Requirements: Review the listing and copy each line that holds the word "this".

-- begin --

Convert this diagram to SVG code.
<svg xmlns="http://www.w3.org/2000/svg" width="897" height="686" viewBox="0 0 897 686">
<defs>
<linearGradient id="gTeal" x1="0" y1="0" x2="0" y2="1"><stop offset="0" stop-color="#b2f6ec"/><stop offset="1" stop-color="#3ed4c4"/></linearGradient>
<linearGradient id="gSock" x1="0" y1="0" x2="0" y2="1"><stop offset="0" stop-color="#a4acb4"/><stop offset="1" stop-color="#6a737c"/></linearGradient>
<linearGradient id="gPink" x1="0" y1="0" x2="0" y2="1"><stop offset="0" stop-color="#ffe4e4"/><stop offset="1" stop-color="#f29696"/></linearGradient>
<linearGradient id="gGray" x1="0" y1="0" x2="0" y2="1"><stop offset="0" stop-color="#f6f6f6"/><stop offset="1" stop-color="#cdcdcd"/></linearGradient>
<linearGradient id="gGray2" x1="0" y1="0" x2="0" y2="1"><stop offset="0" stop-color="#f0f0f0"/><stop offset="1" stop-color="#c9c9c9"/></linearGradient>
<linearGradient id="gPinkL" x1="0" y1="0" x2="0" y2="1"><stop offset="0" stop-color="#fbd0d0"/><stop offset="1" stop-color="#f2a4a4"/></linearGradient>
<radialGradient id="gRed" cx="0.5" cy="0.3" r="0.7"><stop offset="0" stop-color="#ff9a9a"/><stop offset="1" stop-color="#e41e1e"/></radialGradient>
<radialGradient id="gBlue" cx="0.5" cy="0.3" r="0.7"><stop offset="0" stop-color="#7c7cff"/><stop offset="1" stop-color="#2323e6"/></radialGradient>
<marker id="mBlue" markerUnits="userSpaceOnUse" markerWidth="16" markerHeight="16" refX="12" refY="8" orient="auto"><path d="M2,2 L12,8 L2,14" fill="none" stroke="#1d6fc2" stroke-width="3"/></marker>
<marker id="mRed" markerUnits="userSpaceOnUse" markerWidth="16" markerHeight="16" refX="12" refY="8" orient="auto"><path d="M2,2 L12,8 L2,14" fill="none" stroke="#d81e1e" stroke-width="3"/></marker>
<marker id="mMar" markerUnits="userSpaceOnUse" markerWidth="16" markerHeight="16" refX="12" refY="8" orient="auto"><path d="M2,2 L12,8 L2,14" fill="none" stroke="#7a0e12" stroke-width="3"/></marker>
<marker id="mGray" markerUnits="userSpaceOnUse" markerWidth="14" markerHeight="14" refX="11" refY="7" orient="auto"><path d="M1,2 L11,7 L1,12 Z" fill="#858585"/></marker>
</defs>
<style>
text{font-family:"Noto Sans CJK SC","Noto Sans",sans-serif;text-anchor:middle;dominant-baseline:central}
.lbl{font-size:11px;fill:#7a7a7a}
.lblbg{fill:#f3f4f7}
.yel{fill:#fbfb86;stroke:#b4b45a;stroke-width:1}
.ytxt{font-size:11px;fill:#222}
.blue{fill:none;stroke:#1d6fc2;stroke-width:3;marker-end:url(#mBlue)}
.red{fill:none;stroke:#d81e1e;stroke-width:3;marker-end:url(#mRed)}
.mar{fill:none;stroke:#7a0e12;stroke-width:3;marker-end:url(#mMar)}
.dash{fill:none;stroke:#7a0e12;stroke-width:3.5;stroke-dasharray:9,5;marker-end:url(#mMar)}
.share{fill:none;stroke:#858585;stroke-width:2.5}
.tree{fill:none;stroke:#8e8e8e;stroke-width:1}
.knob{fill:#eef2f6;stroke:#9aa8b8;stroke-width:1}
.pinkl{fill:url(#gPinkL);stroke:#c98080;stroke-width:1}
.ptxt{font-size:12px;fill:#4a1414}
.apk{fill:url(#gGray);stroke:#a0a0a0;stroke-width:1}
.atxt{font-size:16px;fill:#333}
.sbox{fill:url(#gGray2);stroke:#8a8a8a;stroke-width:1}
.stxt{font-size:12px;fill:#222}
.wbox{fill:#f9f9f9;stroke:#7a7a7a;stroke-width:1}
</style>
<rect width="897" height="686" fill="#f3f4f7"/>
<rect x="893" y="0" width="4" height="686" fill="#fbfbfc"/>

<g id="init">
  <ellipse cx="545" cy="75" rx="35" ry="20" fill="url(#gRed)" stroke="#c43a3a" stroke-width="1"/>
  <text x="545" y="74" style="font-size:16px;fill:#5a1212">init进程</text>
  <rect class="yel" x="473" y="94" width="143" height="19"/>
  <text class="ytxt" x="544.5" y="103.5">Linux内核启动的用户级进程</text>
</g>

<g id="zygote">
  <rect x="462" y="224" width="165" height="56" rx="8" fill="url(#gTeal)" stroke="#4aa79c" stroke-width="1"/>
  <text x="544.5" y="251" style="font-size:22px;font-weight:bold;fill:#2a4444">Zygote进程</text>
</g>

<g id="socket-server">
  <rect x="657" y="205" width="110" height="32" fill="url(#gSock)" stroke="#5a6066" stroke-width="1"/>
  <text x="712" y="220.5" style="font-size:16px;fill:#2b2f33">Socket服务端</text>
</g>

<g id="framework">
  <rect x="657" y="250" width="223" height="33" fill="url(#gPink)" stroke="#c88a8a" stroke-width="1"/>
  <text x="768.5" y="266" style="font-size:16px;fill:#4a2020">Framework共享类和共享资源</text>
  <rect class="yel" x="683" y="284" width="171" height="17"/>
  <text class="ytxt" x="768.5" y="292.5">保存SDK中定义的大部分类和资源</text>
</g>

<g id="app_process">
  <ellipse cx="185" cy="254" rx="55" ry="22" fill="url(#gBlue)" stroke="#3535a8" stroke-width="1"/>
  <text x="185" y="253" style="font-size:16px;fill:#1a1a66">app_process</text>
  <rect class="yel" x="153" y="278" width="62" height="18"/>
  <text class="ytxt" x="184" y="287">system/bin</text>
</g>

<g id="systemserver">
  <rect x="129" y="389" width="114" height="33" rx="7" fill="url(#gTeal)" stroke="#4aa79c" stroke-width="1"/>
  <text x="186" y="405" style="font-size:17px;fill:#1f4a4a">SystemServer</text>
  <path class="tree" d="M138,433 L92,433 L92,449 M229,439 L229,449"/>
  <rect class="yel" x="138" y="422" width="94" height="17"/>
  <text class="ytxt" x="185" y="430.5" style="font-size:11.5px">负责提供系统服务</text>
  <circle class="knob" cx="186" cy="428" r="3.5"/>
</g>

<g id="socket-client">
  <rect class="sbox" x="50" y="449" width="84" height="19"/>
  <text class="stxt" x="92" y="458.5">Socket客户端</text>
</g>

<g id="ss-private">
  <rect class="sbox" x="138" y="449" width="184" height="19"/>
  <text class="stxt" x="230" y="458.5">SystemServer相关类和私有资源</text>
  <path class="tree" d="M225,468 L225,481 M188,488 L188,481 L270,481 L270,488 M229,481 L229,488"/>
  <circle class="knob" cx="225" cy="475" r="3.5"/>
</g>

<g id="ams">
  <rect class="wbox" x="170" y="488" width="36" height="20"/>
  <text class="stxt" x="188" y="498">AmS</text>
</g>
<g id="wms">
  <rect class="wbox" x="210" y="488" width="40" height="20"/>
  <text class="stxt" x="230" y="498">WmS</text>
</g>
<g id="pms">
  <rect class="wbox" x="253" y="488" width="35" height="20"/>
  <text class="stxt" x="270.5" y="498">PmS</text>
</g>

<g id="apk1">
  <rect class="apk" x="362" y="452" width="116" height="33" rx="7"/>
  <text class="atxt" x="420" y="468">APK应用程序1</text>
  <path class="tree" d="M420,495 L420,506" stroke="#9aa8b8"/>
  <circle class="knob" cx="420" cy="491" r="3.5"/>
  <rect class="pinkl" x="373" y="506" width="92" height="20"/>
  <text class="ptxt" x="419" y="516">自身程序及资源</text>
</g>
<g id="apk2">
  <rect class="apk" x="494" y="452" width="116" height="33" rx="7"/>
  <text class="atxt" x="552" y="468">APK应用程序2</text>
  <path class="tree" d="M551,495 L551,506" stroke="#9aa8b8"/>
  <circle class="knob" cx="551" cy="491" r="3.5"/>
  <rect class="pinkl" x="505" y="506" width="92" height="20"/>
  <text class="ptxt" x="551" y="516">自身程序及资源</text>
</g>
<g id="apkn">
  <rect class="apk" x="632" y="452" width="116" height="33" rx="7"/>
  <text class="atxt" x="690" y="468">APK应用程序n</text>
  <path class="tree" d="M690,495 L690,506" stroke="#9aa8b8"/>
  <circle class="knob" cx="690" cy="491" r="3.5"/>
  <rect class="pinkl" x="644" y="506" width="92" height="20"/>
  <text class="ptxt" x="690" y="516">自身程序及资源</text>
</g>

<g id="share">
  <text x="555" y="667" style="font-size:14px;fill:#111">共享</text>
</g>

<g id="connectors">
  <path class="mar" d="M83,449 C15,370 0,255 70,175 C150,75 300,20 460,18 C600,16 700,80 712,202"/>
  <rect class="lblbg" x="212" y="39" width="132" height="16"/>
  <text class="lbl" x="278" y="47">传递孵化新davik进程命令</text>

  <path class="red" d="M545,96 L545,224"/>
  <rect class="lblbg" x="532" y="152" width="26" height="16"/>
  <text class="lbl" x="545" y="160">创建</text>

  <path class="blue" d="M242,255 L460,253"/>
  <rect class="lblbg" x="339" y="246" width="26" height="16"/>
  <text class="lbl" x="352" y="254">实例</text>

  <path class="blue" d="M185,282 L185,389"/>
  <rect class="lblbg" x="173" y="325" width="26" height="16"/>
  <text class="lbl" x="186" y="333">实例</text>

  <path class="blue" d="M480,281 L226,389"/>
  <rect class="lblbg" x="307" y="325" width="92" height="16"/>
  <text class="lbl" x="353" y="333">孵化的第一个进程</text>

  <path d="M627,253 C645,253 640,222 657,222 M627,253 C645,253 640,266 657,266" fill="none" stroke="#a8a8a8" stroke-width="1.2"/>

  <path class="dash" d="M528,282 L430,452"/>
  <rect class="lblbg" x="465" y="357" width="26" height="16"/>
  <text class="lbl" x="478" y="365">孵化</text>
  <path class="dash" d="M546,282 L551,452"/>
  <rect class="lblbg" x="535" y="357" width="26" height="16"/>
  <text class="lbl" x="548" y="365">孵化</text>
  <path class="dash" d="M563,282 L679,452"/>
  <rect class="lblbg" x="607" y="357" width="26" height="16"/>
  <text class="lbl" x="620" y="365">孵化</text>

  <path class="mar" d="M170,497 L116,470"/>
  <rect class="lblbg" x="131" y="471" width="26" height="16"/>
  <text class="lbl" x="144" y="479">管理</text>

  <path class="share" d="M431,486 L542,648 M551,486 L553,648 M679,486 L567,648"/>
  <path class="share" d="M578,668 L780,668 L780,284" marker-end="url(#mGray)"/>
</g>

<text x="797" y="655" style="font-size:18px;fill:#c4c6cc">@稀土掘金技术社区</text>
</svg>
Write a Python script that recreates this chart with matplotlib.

-- end --

The result:
Convert this diagram to SVG code.
Write a Python script that recreates this chart with matplotlib.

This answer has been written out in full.